Reaksi Warga dan Pemerintah Desa
Di tengah simpang siur informasi, masyarakat Desa Melakasari menjadi korban kepanikan massal. Beberapa warga terlihat menggunakan masker dan sarung tangan ketika keluar rumah, sebagian lagi bahkan mulai membatasi anak-anak mereka bermain di luar rumah.
Kepala Desa Melakasari, yang enggan disebut namanya, menyatakan bahwa pihak desa tidak pernah menerima tembusan surat edaran KLB tersebut sebelum tersebar ke publik. “Kami juga kaget. Baru tahu dari warga. Seharusnya ada koordinasi dengan pemerintah desa dulu, agar tidak muncul kepanikan seperti ini,” ungkapnya.
Pihak desa mengaku sudah mencoba menghubungi pihak Puskesmas untuk mendapatkan penjelasan, namun jawaban yang diterima juga bersifat normatif. “Warga bertanya ke kami, kami pun bingung jawabnya bagaimana.
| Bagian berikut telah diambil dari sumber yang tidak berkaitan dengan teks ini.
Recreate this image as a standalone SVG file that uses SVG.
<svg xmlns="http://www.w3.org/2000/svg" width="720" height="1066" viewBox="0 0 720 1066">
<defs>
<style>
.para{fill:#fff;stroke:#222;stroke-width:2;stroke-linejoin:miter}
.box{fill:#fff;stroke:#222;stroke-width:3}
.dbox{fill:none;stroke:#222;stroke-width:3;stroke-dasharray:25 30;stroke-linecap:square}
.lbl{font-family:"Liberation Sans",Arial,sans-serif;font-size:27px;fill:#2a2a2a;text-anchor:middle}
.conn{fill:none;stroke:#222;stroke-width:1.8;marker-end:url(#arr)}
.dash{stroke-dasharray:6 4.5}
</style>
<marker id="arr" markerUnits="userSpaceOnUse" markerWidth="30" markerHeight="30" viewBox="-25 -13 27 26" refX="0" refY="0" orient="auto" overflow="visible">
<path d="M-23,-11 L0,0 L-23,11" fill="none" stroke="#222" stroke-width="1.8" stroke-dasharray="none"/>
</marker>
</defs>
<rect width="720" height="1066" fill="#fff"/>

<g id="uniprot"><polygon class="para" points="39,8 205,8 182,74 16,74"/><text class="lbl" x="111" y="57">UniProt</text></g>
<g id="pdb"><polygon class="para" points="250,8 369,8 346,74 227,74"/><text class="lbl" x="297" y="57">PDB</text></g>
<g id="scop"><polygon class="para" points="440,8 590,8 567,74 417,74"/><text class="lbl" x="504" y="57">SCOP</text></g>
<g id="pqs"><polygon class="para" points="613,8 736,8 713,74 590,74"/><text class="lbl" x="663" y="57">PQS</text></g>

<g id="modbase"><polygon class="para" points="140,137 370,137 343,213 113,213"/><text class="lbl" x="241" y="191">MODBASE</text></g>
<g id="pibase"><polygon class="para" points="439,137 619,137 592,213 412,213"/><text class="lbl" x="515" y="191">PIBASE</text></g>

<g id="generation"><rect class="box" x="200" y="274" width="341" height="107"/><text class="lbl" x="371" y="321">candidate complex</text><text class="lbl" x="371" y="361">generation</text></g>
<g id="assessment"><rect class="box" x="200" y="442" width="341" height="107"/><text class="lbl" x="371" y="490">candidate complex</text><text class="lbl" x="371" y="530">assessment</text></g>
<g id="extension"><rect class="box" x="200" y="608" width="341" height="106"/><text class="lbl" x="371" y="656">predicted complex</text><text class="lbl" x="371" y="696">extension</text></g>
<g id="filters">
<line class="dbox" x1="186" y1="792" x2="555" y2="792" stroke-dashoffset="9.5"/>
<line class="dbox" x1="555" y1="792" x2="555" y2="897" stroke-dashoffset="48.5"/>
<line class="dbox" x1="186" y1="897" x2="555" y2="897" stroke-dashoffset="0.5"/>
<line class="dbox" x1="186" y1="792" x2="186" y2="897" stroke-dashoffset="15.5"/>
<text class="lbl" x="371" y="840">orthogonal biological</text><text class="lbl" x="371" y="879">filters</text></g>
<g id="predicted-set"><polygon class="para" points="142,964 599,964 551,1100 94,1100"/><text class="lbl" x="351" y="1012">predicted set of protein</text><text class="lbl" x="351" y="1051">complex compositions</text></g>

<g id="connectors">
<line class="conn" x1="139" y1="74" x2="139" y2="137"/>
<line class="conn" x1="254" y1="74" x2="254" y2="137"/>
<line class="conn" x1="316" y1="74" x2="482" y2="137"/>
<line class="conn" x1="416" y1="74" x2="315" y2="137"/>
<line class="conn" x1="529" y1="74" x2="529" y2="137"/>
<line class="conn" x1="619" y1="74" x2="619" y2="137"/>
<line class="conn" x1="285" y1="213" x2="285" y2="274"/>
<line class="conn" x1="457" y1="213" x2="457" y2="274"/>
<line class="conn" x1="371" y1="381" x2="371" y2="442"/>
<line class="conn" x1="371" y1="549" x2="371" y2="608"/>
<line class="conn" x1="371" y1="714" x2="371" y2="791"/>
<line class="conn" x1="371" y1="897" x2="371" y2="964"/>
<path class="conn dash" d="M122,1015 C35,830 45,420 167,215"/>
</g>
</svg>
Yang jelas, kami akan minta klarifikasi tertulis dari Dinas Kesehatan Kabupaten,” tambahnya.
Kisruh ini memunculkan pertanyaan mendalam mengenai standar komunikasi krisis dalam sistem kesehatan masyarakat di tingkat lokal.
Penanganan penyakit menular seharusnya mengikuti jalur koordinasi berjenjang dan transparansi publik yang akurat.
Kasus di Melakasari mencerminkan lemahnya kontrol atas penerbitan informasi resmi, khususnya dari lembaga pelayanan primer seperti Puskesmas.
Beberapa praktisi kesehatan masyarakat menilai bahwa Puskesmas, sebagai unit layanan terdepan, memiliki peran penting dalam edukasi dan deteksi dini, namun tidak memiliki otoritas dalam hal kebijakan makro seperti penetapan KLB.
Diperlukan pembenahan sistem komunikasi antarinstansi, serta pelatihan ulang kepada petugas Puskesmas mengenai kewenangan yang dimiliki agar tidak terjadi lagi informasi yang misleading di masa depan, terlebih dalam situasi sensitif seperti wabah penyakit menular.